Children's Program Meeting

May 10, 2013
Janet Currie of University of California, Los Angeles, Organizer

Jason Lindo, University of Oregon and NBER; Jessamyn Schaller, University of Arizona; and Benjamin Hansen, University of Oregon

Economic Conditions and Child Abuse (NBER Working Paper No. 18994)

Although a huge literature spanning several disciplines documents an association between poverty and child abuse, researchers have not found persuasive evidence that economic downturns increase abuse, despite their impacts on family income. Lindo, Schaller, and Hansen address this seeming contradiction. Using county-level child abuse data spanning 1996 to 2009 from the California Department of Justice, they estimate the extent to which a county's reported abuse rate diverges from its trend when its economic conditions diverge from trend, controlling for statewide annual shocks. The results of this analysis indicate that overall measures of economic conditions are not strongly related to rates of abuse. However, focusing on overall measures of economic conditions masks strong opposing effects of economic conditions facing males and females: male layoffs increase rates of abuse whereas female layoffs reduce rates of abuse. These results are consistent with a theoretical framework that builds on family-time-use models and emphasizes differential risks of abuse associated with a child's time spent with different caregivers.


David Figlio, Northwestern University and NBER

The Effects of Poor Neonatal Health on Children's Cognitive Development (NBER Working Paper No. 18446)

Figlio makes use of a new data resource, merged birth and school records for all children born in Florida from 1992 to 2002, to study the effects of birth weight on cognitive development from kindergarten through schooling. Using twin fixed effects models, he finds that the effects of birth weight on cognitive development are essentially constant through the school career; these effects are very similar across a wide range of family backgrounds; and they are invariant to measures of school quality. He concludes that the effects of poor neonatal health on adult outcomes are thus set very early.

Rukmini Banerji, Pratham; James Berry, Cornell University; and Marc Shotland, MIT

The Impact of Mother Literacy and Participation Programs on Child Learning: Evidence from a Randomized Evaluation in India

Banerji, Berry, and Shotland report the results of a randomized evaluation of three programs designed to improve the home learning environment among rural households in India. Households were assigned into one of four groups that received either: 1) adult literacy classes for mothers, 2) training for mothers on how to enhance their children's learning at home, 3) a combination of the first two interventions, or 4) nothing, which serves as the control group. The researchers find that mothers in the first three groups perform 0.11, 0.06, and 0.15 standard deviations better (respectively) on a combined language and math test than the control group. The three programs had statistically significant effects of 0.04, 0.05, and 0.07 standard deviations on children's math scores (respectively), but only the combined intervention had significant effects on language scores. They find that the interventions increased women's empowerment, mother participation in child learning, and the presence of education assets in the home.
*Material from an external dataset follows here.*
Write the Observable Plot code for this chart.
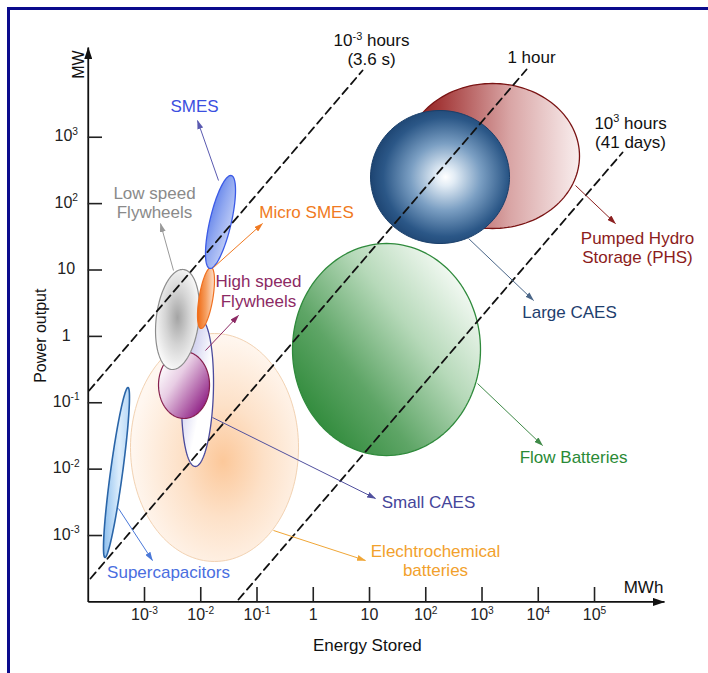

Jorge Aguero and Mindy Marks, University of California at Riverside, and Neha Raykar, Public Health Foundation India

The Wage Penalty for Motherhood in Developing Countries

Despite the growing size and importance of female employment worldwide, there have been limited efforts to explore the magnitude and causes of motherhood wage penalties in developing countries. Data from almost 130,000 women in 21 developing countries reveal a robust negative relationship between family size and female earnings. To address the endogeneity of family size, Aguero, Marks, and Raykar instrument for the number of children using in-fecundity shocks; they show that the negative relationship is causal. They find that for all women, the negative impact of children diminishes as children age. For low-skilled mothers, they find a differential impact by child's gender, with adolescent daughters increasing their mother's earnings relative to sons. Effort and selection into different types of jobs, occupations, and work intensity fully explain the family gap for low educated mothers; these variables account for two-thirds of the gap for women with secondary education or more.